>> BEGIN Material for this exercise
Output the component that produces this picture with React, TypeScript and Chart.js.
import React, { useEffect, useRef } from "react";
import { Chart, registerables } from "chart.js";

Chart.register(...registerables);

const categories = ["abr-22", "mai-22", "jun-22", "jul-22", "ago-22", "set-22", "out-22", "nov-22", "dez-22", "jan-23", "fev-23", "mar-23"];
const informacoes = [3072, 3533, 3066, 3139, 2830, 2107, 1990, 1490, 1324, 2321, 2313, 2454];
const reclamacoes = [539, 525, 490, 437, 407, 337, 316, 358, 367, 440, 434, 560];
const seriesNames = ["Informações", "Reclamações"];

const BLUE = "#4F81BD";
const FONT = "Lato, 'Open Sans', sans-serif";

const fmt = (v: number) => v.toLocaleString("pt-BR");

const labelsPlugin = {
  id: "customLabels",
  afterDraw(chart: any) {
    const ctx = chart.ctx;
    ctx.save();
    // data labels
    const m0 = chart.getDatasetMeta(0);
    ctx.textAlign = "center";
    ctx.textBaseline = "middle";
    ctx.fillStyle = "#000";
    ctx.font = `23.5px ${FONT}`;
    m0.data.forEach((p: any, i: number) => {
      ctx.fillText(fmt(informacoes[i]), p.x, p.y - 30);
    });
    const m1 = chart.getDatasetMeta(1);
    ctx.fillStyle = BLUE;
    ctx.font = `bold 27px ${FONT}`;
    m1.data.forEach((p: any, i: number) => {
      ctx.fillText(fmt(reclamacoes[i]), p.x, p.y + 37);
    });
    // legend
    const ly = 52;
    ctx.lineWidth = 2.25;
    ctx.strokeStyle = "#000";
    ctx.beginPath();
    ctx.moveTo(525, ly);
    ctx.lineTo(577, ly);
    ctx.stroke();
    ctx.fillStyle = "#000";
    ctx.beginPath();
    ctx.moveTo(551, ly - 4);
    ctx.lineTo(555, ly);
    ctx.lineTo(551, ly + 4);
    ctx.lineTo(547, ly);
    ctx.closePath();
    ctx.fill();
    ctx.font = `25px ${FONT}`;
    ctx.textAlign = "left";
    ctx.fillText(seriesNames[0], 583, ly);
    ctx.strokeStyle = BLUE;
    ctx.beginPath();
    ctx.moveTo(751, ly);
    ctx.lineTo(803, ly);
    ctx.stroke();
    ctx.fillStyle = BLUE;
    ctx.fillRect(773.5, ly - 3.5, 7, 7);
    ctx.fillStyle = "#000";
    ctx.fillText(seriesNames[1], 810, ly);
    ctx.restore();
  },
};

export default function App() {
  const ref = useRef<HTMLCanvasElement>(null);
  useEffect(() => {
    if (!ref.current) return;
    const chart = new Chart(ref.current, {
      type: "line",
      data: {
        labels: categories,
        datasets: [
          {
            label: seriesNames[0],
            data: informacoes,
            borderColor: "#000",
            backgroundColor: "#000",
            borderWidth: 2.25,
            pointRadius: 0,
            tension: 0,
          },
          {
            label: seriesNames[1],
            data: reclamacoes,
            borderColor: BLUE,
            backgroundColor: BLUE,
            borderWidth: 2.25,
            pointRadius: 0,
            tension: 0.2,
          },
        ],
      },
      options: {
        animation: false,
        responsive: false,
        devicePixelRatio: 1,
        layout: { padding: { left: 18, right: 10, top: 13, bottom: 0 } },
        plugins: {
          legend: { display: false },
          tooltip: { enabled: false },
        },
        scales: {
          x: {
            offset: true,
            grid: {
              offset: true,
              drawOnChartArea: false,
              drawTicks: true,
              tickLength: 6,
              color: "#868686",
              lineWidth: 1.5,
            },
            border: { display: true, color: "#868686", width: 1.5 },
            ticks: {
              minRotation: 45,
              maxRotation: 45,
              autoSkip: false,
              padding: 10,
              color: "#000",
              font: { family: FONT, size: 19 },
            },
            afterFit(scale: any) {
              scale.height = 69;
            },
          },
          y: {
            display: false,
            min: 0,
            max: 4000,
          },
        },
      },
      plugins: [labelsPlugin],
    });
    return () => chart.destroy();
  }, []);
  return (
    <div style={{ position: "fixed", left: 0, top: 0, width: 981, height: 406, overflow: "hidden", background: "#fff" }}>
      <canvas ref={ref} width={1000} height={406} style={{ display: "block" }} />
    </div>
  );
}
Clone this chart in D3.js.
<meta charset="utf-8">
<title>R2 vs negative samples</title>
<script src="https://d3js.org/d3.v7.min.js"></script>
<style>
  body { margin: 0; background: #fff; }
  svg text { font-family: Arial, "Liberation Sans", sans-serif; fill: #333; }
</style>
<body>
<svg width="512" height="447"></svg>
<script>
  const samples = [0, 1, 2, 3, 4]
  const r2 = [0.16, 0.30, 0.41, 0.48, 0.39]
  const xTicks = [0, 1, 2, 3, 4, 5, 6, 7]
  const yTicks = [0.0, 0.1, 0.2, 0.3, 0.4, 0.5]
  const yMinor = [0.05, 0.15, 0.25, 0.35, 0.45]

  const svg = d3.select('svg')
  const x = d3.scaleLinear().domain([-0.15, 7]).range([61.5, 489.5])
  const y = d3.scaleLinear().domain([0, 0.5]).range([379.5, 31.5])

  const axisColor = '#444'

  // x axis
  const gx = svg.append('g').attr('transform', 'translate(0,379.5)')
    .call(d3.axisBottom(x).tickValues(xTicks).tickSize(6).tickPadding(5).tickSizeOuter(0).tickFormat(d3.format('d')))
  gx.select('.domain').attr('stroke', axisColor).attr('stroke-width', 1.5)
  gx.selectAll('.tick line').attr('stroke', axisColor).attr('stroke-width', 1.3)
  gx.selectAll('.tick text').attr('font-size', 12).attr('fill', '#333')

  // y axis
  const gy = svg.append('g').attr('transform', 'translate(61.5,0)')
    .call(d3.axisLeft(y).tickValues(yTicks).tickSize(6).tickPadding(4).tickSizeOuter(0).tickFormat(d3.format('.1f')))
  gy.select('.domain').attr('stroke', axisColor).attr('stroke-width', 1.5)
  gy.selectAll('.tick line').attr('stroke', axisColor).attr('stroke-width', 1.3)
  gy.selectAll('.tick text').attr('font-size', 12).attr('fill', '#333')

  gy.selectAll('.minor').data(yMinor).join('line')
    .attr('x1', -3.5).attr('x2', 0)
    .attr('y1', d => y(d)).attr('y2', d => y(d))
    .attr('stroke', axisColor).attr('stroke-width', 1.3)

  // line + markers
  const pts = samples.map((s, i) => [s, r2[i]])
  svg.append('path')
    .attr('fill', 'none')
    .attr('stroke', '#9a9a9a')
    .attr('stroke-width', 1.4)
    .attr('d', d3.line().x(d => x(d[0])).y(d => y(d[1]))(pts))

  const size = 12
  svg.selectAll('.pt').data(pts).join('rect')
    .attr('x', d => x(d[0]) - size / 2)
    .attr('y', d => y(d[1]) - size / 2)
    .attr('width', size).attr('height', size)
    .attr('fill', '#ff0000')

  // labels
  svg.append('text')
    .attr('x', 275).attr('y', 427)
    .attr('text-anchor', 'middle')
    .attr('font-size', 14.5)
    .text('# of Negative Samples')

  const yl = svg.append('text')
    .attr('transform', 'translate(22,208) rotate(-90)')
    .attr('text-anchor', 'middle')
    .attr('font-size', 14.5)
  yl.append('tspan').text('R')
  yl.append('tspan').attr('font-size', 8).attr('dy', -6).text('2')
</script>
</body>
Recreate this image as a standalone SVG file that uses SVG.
>> END Material for this exercise
Your task >> Copy out the lines in which the string "that" appears.

Correct response >>
Output the component that produces this picture with React, TypeScript and Chart.js.
Recreate this image as a standalone SVG file that uses SVG.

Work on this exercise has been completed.